A/B Test: Reduce Mobile Live‑Stream Pre‑Roll Ad Frequency by 20%
Context: You are designing an experiment on mobile live streams to evaluate reducing pre‑roll ad frequency by 20% and its effect on user experience and downstream value. Viewers frequently switch streams, and creators share overlapping audiences. Answer all parts precisely.
-
Randomization
-
Choose the randomization unit (viewer‑level, creator‑level, geo, or hybrid).
-
Justify your choice to minimize interference when viewers switch streams and when creators share audiences.
-
Define exposure and how you will ensure assignment stickiness across days.
-
Metrics
-
Pick a single primary metric that captures business value (e.g., watch_time_per_viewer_day).
-
List at least three guardrail metrics (e.g., crash_rate, rebuffer_ratio, ad_impressions_per_viewer, retention_day1) and explain their role.
-
Explain how you will handle heavy tails (e.g., log‑transform, winsorize at 99.5%, or quantile metrics) and how that affects inference.
-
Sample Size
Assumptions:
-
Baseline mean daily watch time = 36 minutes
-
Standard deviation = 60 minutes per viewer‑day
-
Intra‑user correlation induces a design effect of 1.3
-
Total eligible daily mobile viewers = 5,000,000
-
Two‑sided α = 0.05, power 1−β = 0.8
-
Detect a +2% relative lift in the primary metric
Compute the required per‑variant sample size in viewer‑days after applying the design effect.

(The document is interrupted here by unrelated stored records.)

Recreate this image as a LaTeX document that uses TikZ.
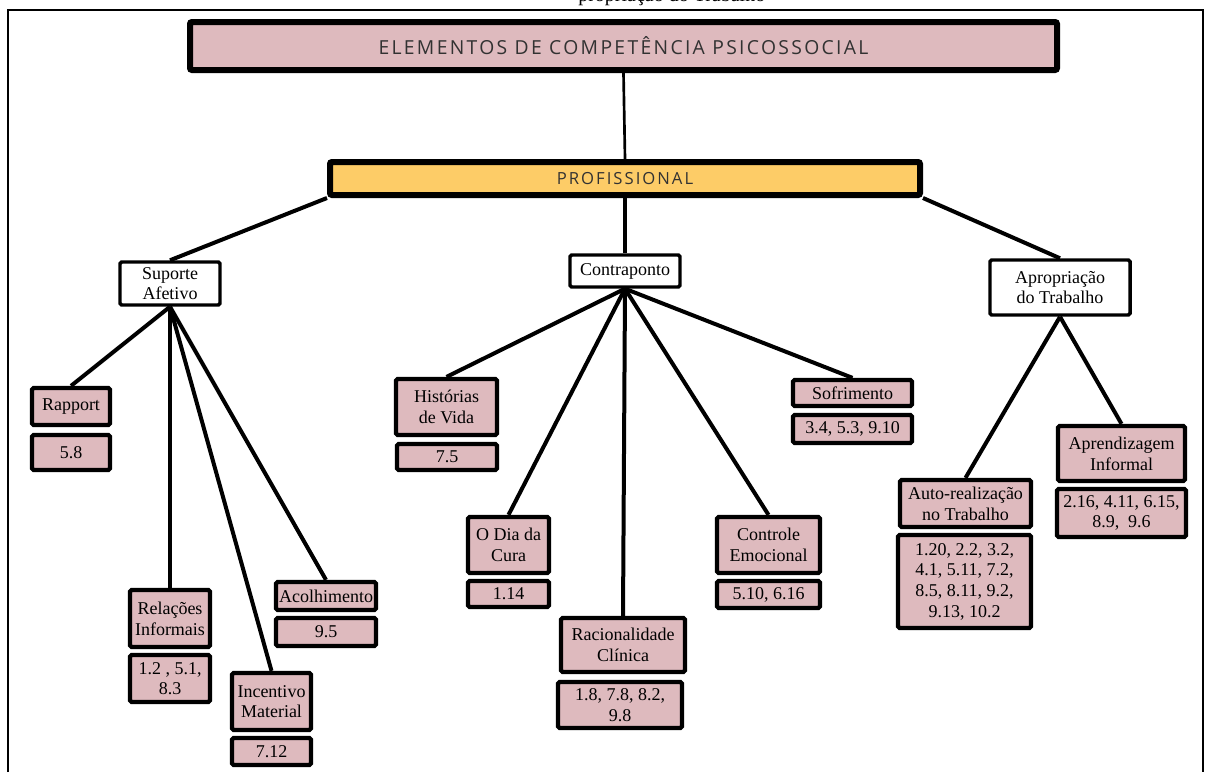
\documentclass[tikz,border=0pt]{standalone}
\usepackage{fontspec}
\setmainfont{Liberation Serif}
\newfontfamily\hdfont[LetterSpace=12]{Open Sans}
\usetikzlibrary{backgrounds}
\definecolor{pinkfill}{RGB}{222,186,190}
\definecolor{yellowfill}{RGB}{253,204,103}
\definecolor{hdtext}{RGB}{50,50,50}
\newcommand\Bx[7]{\node[#6, minimum width={(#4-#2)*0.75pt}, minimum height={(#5-#3)*0.75pt}] (#1) at ({(#2+#4)/2},{(#3+#5)/2}) {#7};}
\tikzset{
  basebox/.style={inner sep=0pt, align=center, rounded corners=1.2pt, font=\fontsize{13.5}{15.5}\selectfont},
  pinkbox/.style={basebox, draw=black, line width=3.2pt, fill=pinkfill},
  whitebox/.style={basebox, draw=black, line width=2.6pt, fill=white},
  headbox/.style={inner sep=0pt, draw=black, line width=4.5pt, rounded corners=1.5pt, text=hdtext},
  conn/.style={draw=black, line width=3pt},
  thin/.style={draw=black, line width=1.6pt}
}
\begin{document}
\begin{tikzpicture}[x=0.75pt,y=-0.75pt]
\useasboundingbox (0,0) rectangle (1209,772);
\node[anchor=base west, inner sep=0pt, font=\fontsize{15}{18}\selectfont] (cap) at (578,1.5) {propriação do Trabalho};
\draw[thin] (8,772) -- (8,10) -- (1203,10) -- (1203,772);
% header boxes
\Bx{top}{190}{22}{1057}{70}{headbox, fill=pinkfill, font=\hdfont\fontsize{14.5}{16}\selectfont}{ELEMENTOS DE COMPETÊNCIA PSICOSSOCIAL}
\Bx{prof}{330}{162}{920}{195}{headbox, fill=yellowfill, font=\hdfont\fontsize{12.5}{14}\selectfont}{PROFISSIONAL}
% second level
\Bx{sup}{120}{262}{220}{305}{whitebox}{Suporte\\Afetivo}
\Bx{contra}{570}{255}{680}{287}{whitebox}{Contraponto}
\Bx{aprop}{990}{260}{1130}{315}{whitebox}{Apropriação\\do Trabalho}
% Suporte Afetivo children
\Bx{rap}{32}{388}{110}{425}{pinkbox}{Rapport}
\Bx{rapn}{32}{435}{110}{470}{pinkbox}{5.8}
\Bx{rel}{130}{590}{210}{647}{pinkbox}{Relações\\Informais}
\Bx{reln}{130}{655}{210}{702}{pinkbox}{1.2 , 5.1,\\8.3}
\Bx{inc}{232}{673}{311}{730}{pinkbox}{Incentivo\\Material}
\Bx{incn}{232}{738}{311}{765}{pinkbox}{7.12}
\Bx{aco}{276}{582}{376}{610}{pinkbox}{Acolhimento}
\Bx{acon}{276}{618}{376}{646}{pinkbox}{9.5}
% Contraponto children
\Bx{hist}{396}{379}{497}{435}{pinkbox}{Histórias\\de Vida}
\Bx{histn}{397}{444}{497}{470}{pinkbox}{7.5}
\Bx{dia}{468}{517}{549}{573}{pinkbox}{O Dia da\\Cura}
\Bx{dian}{468}{581}{549}{607}{pinkbox}{1.14}
\Bx{rac}{561}{618}{685}{672}{pinkbox}{Racionalidade\\Clínica}
\Bx{racn}{558}{682}{682}{728}{pinkbox}{1.8, 7.8, 8.2,\\9.8}
\Bx{ctl}{717}{517}{820}{573}{pinkbox}{Controle\\Emocional}
\Bx{ctln}{717}{581}{820}{608}{pinkbox}{5.10, 6.16}
\Bx{sof}{793}{380}{912}{406}{pinkbox}{Sofrimento}
\Bx{sofn}{793}{415}{912}{443}{pinkbox}{3.4, 5.3, 9.10}
% Apropriacao children
\Bx{auto}{900}{480}{1031}{527}{pinkbox}{Auto-realização\\no Trabalho}
\Bx{auton}{898}{535}{1031}{628}{pinkbox}{1.20, 2.2, 3.2,\\4.1, 5.11, 7.2,\\8.5, 8.11, 9.2,\\9.13, 10.2}
\Bx{apr}{1058}{426}{1185}{481}{pinkbox}{Aprendizagem\\Informal}
\Bx{aprn}{1057}{489}{1186}{537}{pinkbox}{2.16, 4.11, 6.15,\\8.9,\ \ 9.6}
\begin{pgfonlayer}{background}
\draw[draw=black, line width=2pt] (top.south) -- (prof.north);
\draw[conn] (prof.south west) -- (sup.north);
\draw[conn] (prof.south) -- (contra.north);
\draw[conn] (prof.south east) -- (aprop.north);
\foreach \c in {rap,rel,inc,aco} \draw[conn] (sup.south) -- (\c.north);
\foreach \c in {hist,dia,rac,ctl,sof} \draw[conn] (contra.south) -- (\c.north);
\foreach \c in {auto,apr} \draw[conn] (aprop.south) -- (\c.north);
\end{pgfonlayer}
\end{tikzpicture}
\end{document}
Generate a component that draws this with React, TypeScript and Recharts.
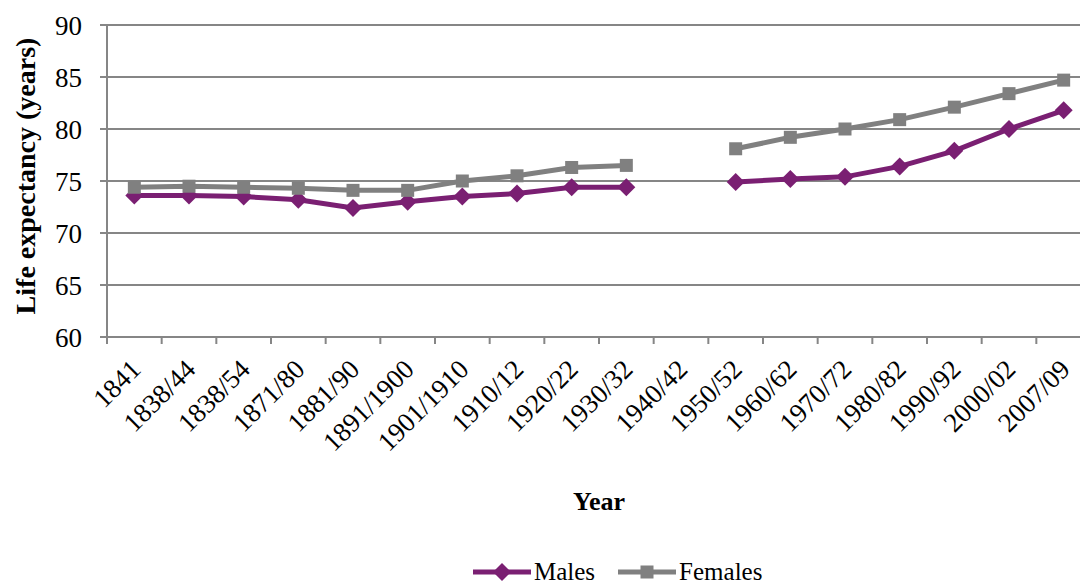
import React from 'react';
import { LineChart, Line, XAxis, YAxis, CartesianGrid, Legend } from 'recharts';

const categories = ['1841', '1838/44', '1838/54', '1871/80', '1881/90', '1891/1900', '1901/1910', '1910/12', '1920/22', '1930/32', '1940/42', '1950/52', '1960/62', '1970/72', '1980/82', '1990/92', '2000/02', '2007/09'];
const males: (number | null)[] = [73.6, 73.6, 73.5, 73.2, 72.4, 73.0, 73.5, 73.8, 74.4, 74.4, null, 74.9, 75.2, 75.4, 76.4, 77.9, 80.0, 81.8];
const females: (number | null)[] = [74.4, 74.5, 74.4, 74.3, 74.1, 74.1, 75.0, 75.5, 76.3, 76.5, null, 78.1, 79.2, 80.0, 80.9, 82.1, 83.4, 84.7];
const yTicks = [60, 65, 70, 75, 80, 85, 90];
const seriesNames = ['Males', 'Females'];

const data = categories.map((c, i) => ({ year: c, Males: males[i], Females: females[i] }));

const W = 1100;
const H = 584;
const MARGIN = { top: 25, right: 9, left: 0, bottom: 0 };
const Y_W = 107;
const BAND = (W - MARGIN.right - Y_W) / categories.length;
const FONT = 'Liberation Serif, DejaVu Serif, serif';
const GRID = '#868686';
const PURPLE = '#7A1F72';
const GREY = '#808080';

const XTick = (props: any) => {
  const { x, y, payload } = props;
  const bx = x - BAND / 2;
  const tx = x + 8;
  const ty = y + 34;
  return (
    <g>
      <line x1={bx} x2={bx} y1={y} y2={y + 7} stroke={GRID} strokeWidth={2} />
      <text
        x={tx}
        y={ty}
        transform={`rotate(-45, ${tx}, ${ty})`}
        textAnchor="end"
        style={{ fontFamily: FONT, fontSize: 27 }}
        fill="#000"
      >
        {payload.value}
      </text>
    </g>
  );
};

const YLabel = () => {
  const cx = 35;
  const cy = 176;
  return (
    <text x={cx} y={cy} transform={`rotate(-90, ${cx}, ${cy})`} textAnchor="middle" style={{ fontFamily: FONT, fontSize: 28, fontWeight: 'bold' }} fill="#000">
      Life expectancy (years)
    </text>
  );
};

const XLabel = (props: any) => {
  const vb = props.viewBox || { x: 107, y: 337, width: 984, height: 207 };
  return (
    <text x={vb.x + vb.width / 2} y={vb.y + 173} textAnchor="middle" style={{ fontFamily: FONT, fontSize: 26, fontWeight: 'bold' }} fill="#000">
      Year
    </text>
  );
};

const Diamond = (props: any) => {
  const { cx, cy, index } = props;
  if (cx == null || cy == null || isNaN(cy)) return <g key={`m${index}`} />;
  const r = 9;
  return <path key={`m${index}`} d={`M${cx},${cy - r}L${cx + r},${cy}L${cx},${cy + r}L${cx - r},${cy}Z`} fill={PURPLE} />;
};

const Square = (props: any) => {
  const { cx, cy, index } = props;
  if (cx == null || cy == null || isNaN(cy)) return <g key={`f${index}`} />;
  const s = 13;
  return <rect key={`f${index}`} x={cx - s / 2} y={cy - s / 2} width={s} height={s} fill={GREY} />;
};

const LegendContent = (props: any) => {
  const items = [...(props.payload || [])].sort((a: any, b: any) => seriesNames.indexOf(a.value) - seriesNames.indexOf(b.value));
  return (
    <div style={{ height: 40, display: 'flex', alignItems: 'flex-end', paddingLeft: 472, boxSizing: 'border-box' }}>
      {items.map((it: any) => {
        const isM = it.value === 'Males';
        return (
          <div key={it.value} style={{ display: 'flex', alignItems: 'center', marginRight: 22, height: 24 }}>
            <svg width={60} height={20} style={{ display: 'block' }}>
              <line x1={1} x2={59} y1={10} y2={10} stroke={it.color} strokeWidth={5} />
              {isM ? (
                <path d="M30,1L39,10L30,19L21,10Z" fill={it.color} />
              ) : (
                <rect x={23.5} y={3.5} width={13} height={13} fill={it.color} />
              )}
            </svg>
            <span style={{ fontFamily: FONT, fontSize: 25, color: '#000', lineHeight: '24px', marginLeft: 2, whiteSpace: 'nowrap' }}>{it.value}</span>
          </div>
        );
      })}
    </div>
  );
};

export default function App() {
  return (
    <div style={{ position: 'absolute', left: 0, top: 0, width: 1080, height: 584, overflow: 'hidden', background: '#fff' }}>
      <LineChart width={W} height={H} data={data} margin={MARGIN}>
        <CartesianGrid vertical={false} stroke={GRID} strokeWidth={2} />
        <XAxis
          dataKey="year"
          scale="band"
          interval={0}
          height={207}
          axisLine={{ stroke: GRID, strokeWidth: 2 }}
          tickLine={false}
          tickSize={0}
          tickMargin={0}
          tick={<XTick />}
          label={<XLabel />}
        />
        <YAxis
          width={Y_W}
          domain={[60, 90]}
          ticks={yTicks}
          interval={0}
          axisLine={{ stroke: GRID, strokeWidth: 2 }}
          tickLine={{ stroke: GRID, strokeWidth: 2 }}
          tickSize={7}
          tickMargin={18}
          tick={{ fontFamily: FONT, fontSize: 27, fill: '#000' }}
          label={<YLabel />}
        />
        <Legend verticalAlign="bottom" align="left" content={<LegendContent />} wrapperStyle={{ left: 0, width: 1080 }} />
        <Line type="linear" dataKey="Males" stroke={PURPLE} strokeWidth={5} dot={Diamond} activeDot={false} isAnimationActive={false} connectNulls={false} />
        <Line type="linear" dataKey="Females" stroke={GREY} strokeWidth={5} dot={Square} activeDot={false} isAnimationActive={false} connectNulls={false} />
      </LineChart>
    </div>
  );
}
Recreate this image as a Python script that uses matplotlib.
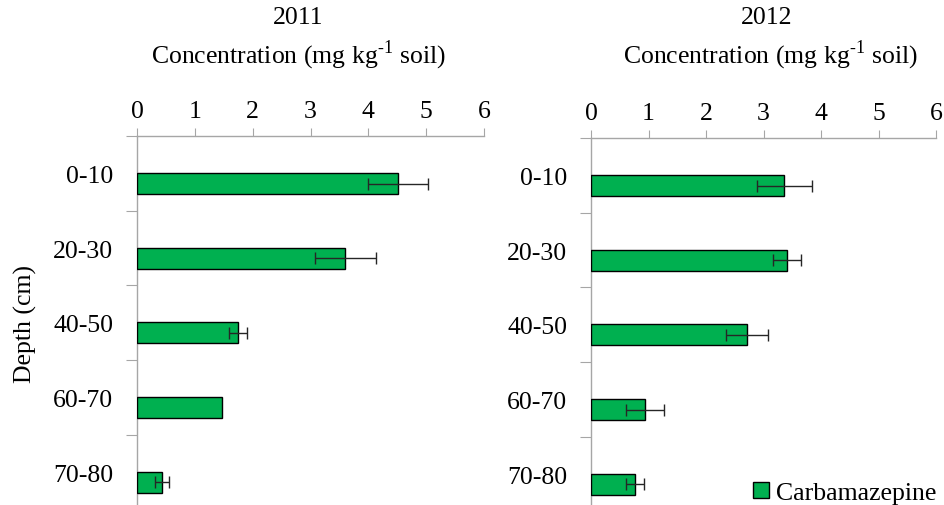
import matplotlib
matplotlib.use("Agg")
import matplotlib.pyplot as plt
import numpy as np

plt.rcParams['font.family'] = ['Liberation Serif', 'DejaVu Serif']
plt.rcParams['mathtext.fontset'] = 'custom'
plt.rcParams['mathtext.rm'] = 'Liberation Serif'

depths = ['0-10', '20-30', '40-50', '60-70', '70-80']
conc_2011 = [4.52, 3.60, 1.75, 1.47, 0.43]
err_2011 = [0.52, 0.53, 0.16, 0.0, 0.12]
conc_2012 = [3.36, 3.41, 2.71, 0.94, 0.77]
err_2012 = [0.48, 0.24, 0.37, 0.33, 0.16]
years = ['2011', '2012']

GREEN = '#00B050'
AXIS = '#A6A6A6'
FS = 18.5

fig = plt.figure(figsize=(9.44, 5.06), dpi=100)
W, H = 944, 506

def px_axes(x0, x1, y0, y1):
    # pixel box (left, right, top, bottom) -> figure fraction
    return fig.add_axes([x0 / W, 1 - y1 / H, (x1 - x0) / W, (y1 - y0) / H])

ax1 = px_axes(137, 484, 137, 510.5)
ax2 = px_axes(591, 936, 139, 512.5)

pos = np.arange(len(depths))
handles = None
for ax, vals, errs in [(ax1, conc_2011, err_2011), (ax2, conc_2012, err_2012)]:
    bars = ax.barh(pos + 0.136, vals, height=0.28, color=GREEN,
                   edgecolor='black', linewidth=1.0, zorder=3,
                   label='Carbamazepine')
    errs = np.array(errs)
    m = errs > 0
    ax.errorbar(np.array(vals)[m], (pos + 0.136)[m], xerr=errs[m], fmt='none',
                ecolor='#262626', elinewidth=1.0, capsize=4.5, capthick=1.0,
                zorder=4)
    handles = bars
    ax.set_xlim(0, 6)
    ax.set_ylim(4.5, -0.5)
    ax.xaxis.tick_top()
    ax.set_xticks(range(7))
    ax.tick_params(axis='x', direction='out', length=6, color=AXIS,
                   labelsize=FS, pad=4)
    ax.set_yticks(np.arange(-0.5, 5, 1), minor=False)
    ax.set_yticklabels([])
    ax.set_yticks(pos, minor=True)
    ax.set_yticklabels(depths, minor=True)
    ax.tick_params(axis='y', which='major', direction='out', length=8,
                   color=AXIS)
    ax.tick_params(axis='y', which='minor', length=0, labelsize=FS, pad=17)
    for s in ['right', 'bottom']:
        ax.spines[s].set_visible(False)
    for s in ['left', 'top']:
        ax.spines[s].set_color(AXIS)
        ax.spines[s].set_linewidth(1.0)
    ax.patch.set_alpha(0)

ax1.set_ylabel('Depth (cm)', fontsize=FS)
ax1.yaxis.set_label_coords((37 - 137) / 347, 0.5)

# panel headings
unit = r'Concentration (mg kg$^{\text{-1}}$ soil)'
fig.text(298 / W, 1 - 18 / H, years[0], ha='center', va='center', fontsize=FS)
fig.text(299 / W, 1 - 55 / H, unit, ha='center', va='center', fontsize=FS)
fig.text(767 / W, 1 - 18 / H, years[1], ha='center', va='center', fontsize=FS)
fig.text(771 / W, 1 - 55 / H, unit, ha='center', va='center', fontsize=FS)

fig.legend(handles=[handles], loc='lower right',
           bbox_to_anchor=(942 / W, -4 / H), frameon=False, fontsize=FS,
           handlelength=0.6, handleheight=0.6, handletextpad=0.3,
           borderaxespad=0.0, borderpad=0.2)

fig.savefig('out.png', dpi=100)
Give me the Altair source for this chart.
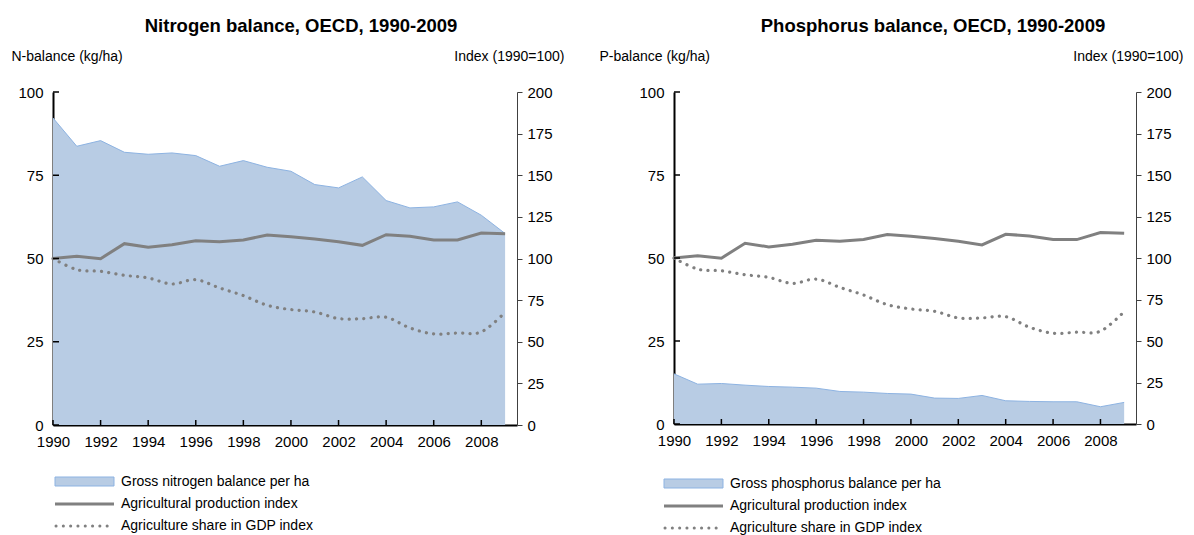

Show formulas and a numeric answer.
-
Variance Reduction
-
Describe how to use CUPED with pre‑experiment watch time and device to reduce variance.
-
Provide the exact regression you would fit and how you would compute/apply θ (theta).
-
Novelty and Ramp
-
Propose a 2‑week ramp with sequential monitoring that controls type I error (e.g., group sequential or alpha‑spending).
-
Specify decision boundaries or stopping rules at interim checks and how you would adjust for peeking.
-
Integrity
-
Describe how you would detect and mitigate bot/AFK traffic and creator‑led raids that could bias results.
-
Include filters and either post‑stratification or cluster‑robust standard errors when clustering by creator/day.
-
Explain how you would check for spillovers and, if detected, how you would switch to a cluster‑randomized test by creator, including power implications.